Temperature Change in Steel-Concrete Composite Bridge: Experimental and Numerical Study

Abstract

In this article, a prototype empirical section of the composite girder was performed to verify the temperature distributions and the changes in concrete bridges under environmental thermal stresses. T-Beam composite section was placed directly subjected to environmental conditions to endure the change in convection, the convection includes solar radiation, surrounding air temperature and wind speed. In addition, this paper includes the 3D finite-element thermal studies represented by the COMSOL MULTIPHYSIC program, with particular reference to the influence of several parametric studies that represented by changing in concrete thickness, adding asphalt layer and finally change the value of wind speed.
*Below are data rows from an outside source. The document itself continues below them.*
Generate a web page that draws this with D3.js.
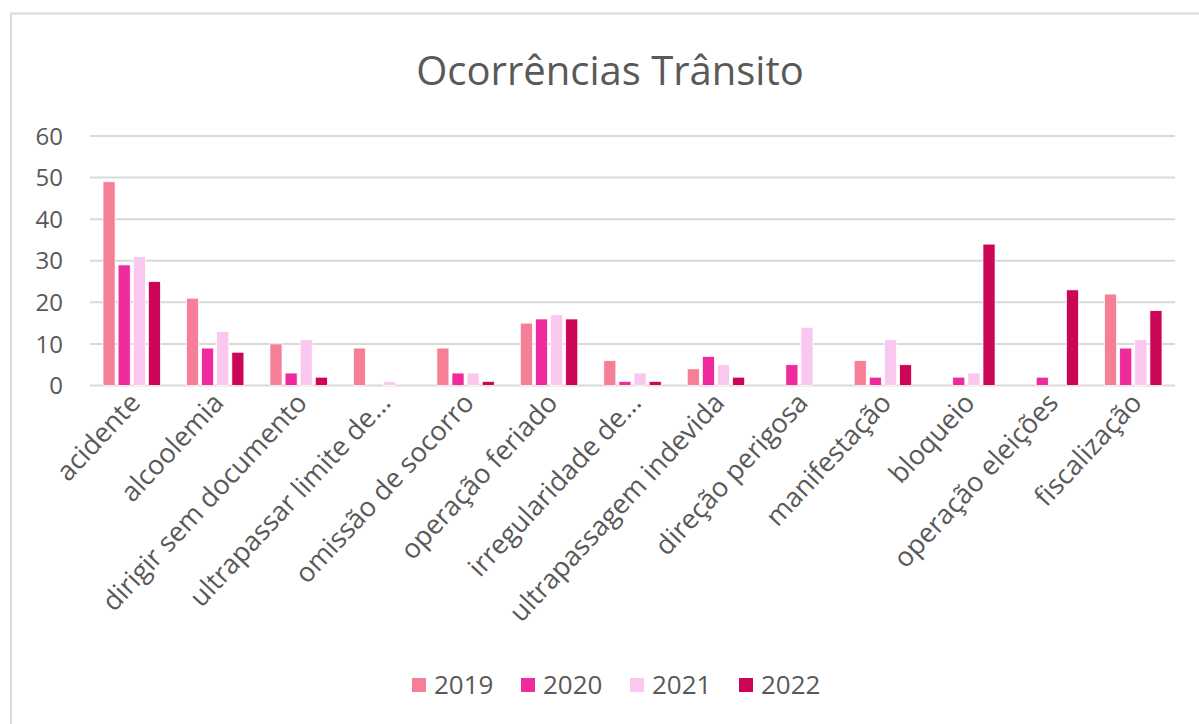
<!DOCTYPE html>
<html>
<head>
<meta charset="utf-8">
<script src="https://cdnjs.cloudflare.com/ajax/libs/d3/7.8.5/d3.min.js"></script>
<style>
    body { margin: 0; background: #fff; }
    text { font-family: "Open Sans", sans-serif; fill: #595959; }
</style>
</head>
<body>
<div id="chart"></div>
<script>
var categories = ["acidente", "alcoolemia", "dirigir sem documento", "ultrapassar limite de...",
    "omissão de socorro", "operação feriado", "irregularidade de...", "ultrapassagem indevida",
    "direção perigosa", "manifestação", "bloqueio", "operação eleições", "fiscalização"];
var years = ["2019", "2020", "2021", "2022"];
var values2019 = [49, 21, 10, 9, 9, 15, 6, 4, 0, 6, 0, 0, 22];
var values2020 = [29, 9, 3, 0, 3, 16, 1, 7, 5, 2, 2, 2, 9];
var values2021 = [31, 13, 11, 1, 3, 17, 3, 5, 14, 11, 3, 0, 11];
var values2022 = [25, 8, 2, 0, 1, 16, 1, 2, 0, 5, 34, 23, 18];
var yTicks = [0, 10, 20, 30, 40, 50, 60];
var colors = ["#F67F98", "#EE2A9D", "#FAC8EE", "#CC0656"];

var series = [values2019, values2020, values2021, values2022];

var W = 1199, H = 724;
var plot = {left: 90, right: 1175, top: 136, bottom: 385.5};

var svg = d3.select("#chart").append("svg")
    .attr("width", W)
    .attr("height", H);

// chart frame (only top and left edges visible)
svg.append("rect")
    .attr("x", 11)
    .attr("y", 13.5)
    .attr("width", W + 20)
    .attr("height", H + 20)
    .attr("fill", "#fff")
    .attr("stroke", "#D9D9D9")
    .attr("stroke-width", 2);

svg.append("text")
    .attr("x", 610)
    .attr("y", 85)
    .attr("text-anchor", "middle")
    .style("font-size", "40px")
    .text("Ocorrências Trânsito");

var x = d3.scaleBand()
    .domain(categories)
    .range([plot.left, plot.right])
    .padding(0);

var inner = d3.scaleBand()
    .domain(years)
    .range([13, x.bandwidth() - 13])
    .paddingInner(0.2);

var y = d3.scaleLinear()
    .domain([0, 60])
    .range([plot.bottom, plot.top]);

// gridlines
svg.append("g").selectAll("line")
    .data(yTicks)
    .enter().append("line")
    .attr("x1", plot.left)
    .attr("x2", plot.right)
    .attr("y1", function (d) { return y(d); })
    .attr("y2", function (d) { return y(d); })
    .attr("stroke", "#D9D9D9")
    .attr("stroke-width", 2);

svg.append("g").selectAll("text")
    .data(yTicks)
    .enter().append("text")
    .attr("x", 63)
    .attr("y", function (d) { return y(d); })
    .attr("dy", "0.36em")
    .attr("text-anchor", "end")
    .style("font-size", "24px")
    .text(function (d) { return d; });

// bars
var groups = svg.append("g").selectAll("g")
    .data(categories)
    .enter().append("g")
    .attr("transform", function (d) { return "translate(" + x(d) + ",0)"; });

groups.selectAll("rect")
    .data(function (d, i) {
        return years.map(function (yr, j) {
            return {year: yr, value: series[j][i], idx: j};
        });
    })
    .enter().append("rect")
    .filter(function (d) { return d.value > 0; })
    .attr("x", function (d) { return inner(d.year); })
    .attr("y", function (d) { return y(d.value); })
    .attr("width", inner.bandwidth())
    .attr("height", function (d) { return y(0) - y(d.value); })
    .attr("fill", function (d) { return colors[d.idx]; })
    .attr("stroke", "#fff")
    .attr("stroke-width", 0.75);

// category labels, rotated
svg.append("g").selectAll("text")
    .data(categories)
    .enter().append("text")
    .attr("text-anchor", "end")
    .attr("transform", function (d) {
        var cx = x(d) + x.bandwidth() / 2 + 10;
        return "translate(" + cx + ",404) rotate(-47)";
    })
    .style("font-size", "27px")
    .text(function (d) { return d; });

// legend
var legend = svg.append("g").attr("transform", "translate(412,0)");
var item = legend.selectAll("g")
    .data(years)
    .enter().append("g")
    .attr("transform", function (d, i) { return "translate(" + (i * 109) + ",0)"; });

item.append("rect")
    .attr("x", 0)
    .attr("y", 678)
    .attr("width", 14)
    .attr("height", 14)
    .attr("fill", function (d, i) { return colors[i]; });

item.append("text")
    .attr("x", 22)
    .attr("y", 694)
    .style("font-size", "26px")
    .text(function (d) { return d; });
</script>
</body>
</html>
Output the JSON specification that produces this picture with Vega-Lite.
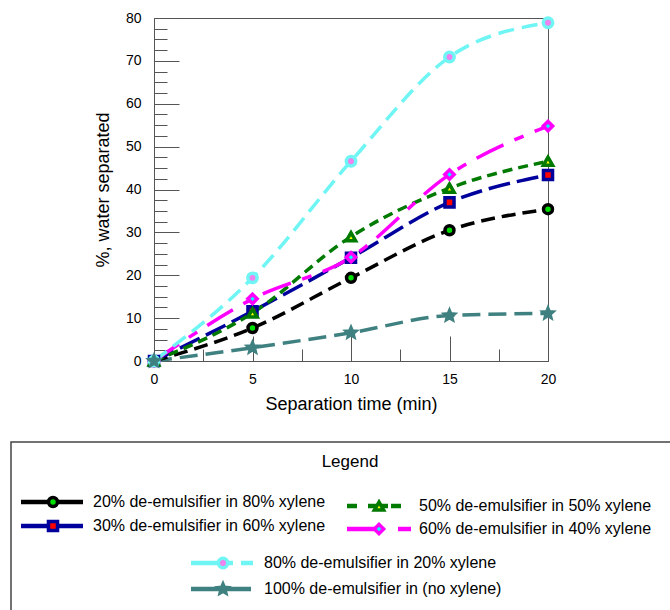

The section is prepared with fifteen thermocouples in different places in steel and concrete in the actual and theoretical model to evaluate the temperature distribution inside the composite bridges and their effects in the selected points. COMSOL MULTIPHYSIC showed a good ability to simulate convection, heat conduction and radiation within the surrounding environment. Such as thermocouple (TC3) the minimum temperature was 33.18 oC, 33.29 oC, the maximum temperature was 63.67 oC, 62.77 oC for experimental and theoretical results respectively while the maximum and minimum difference between experimental and FE temperatures is 2.96 and 0.099 for TC3 respectively. Therefore, it can be said that all the thermocouples results showed a good agreement between practical and theoretical results.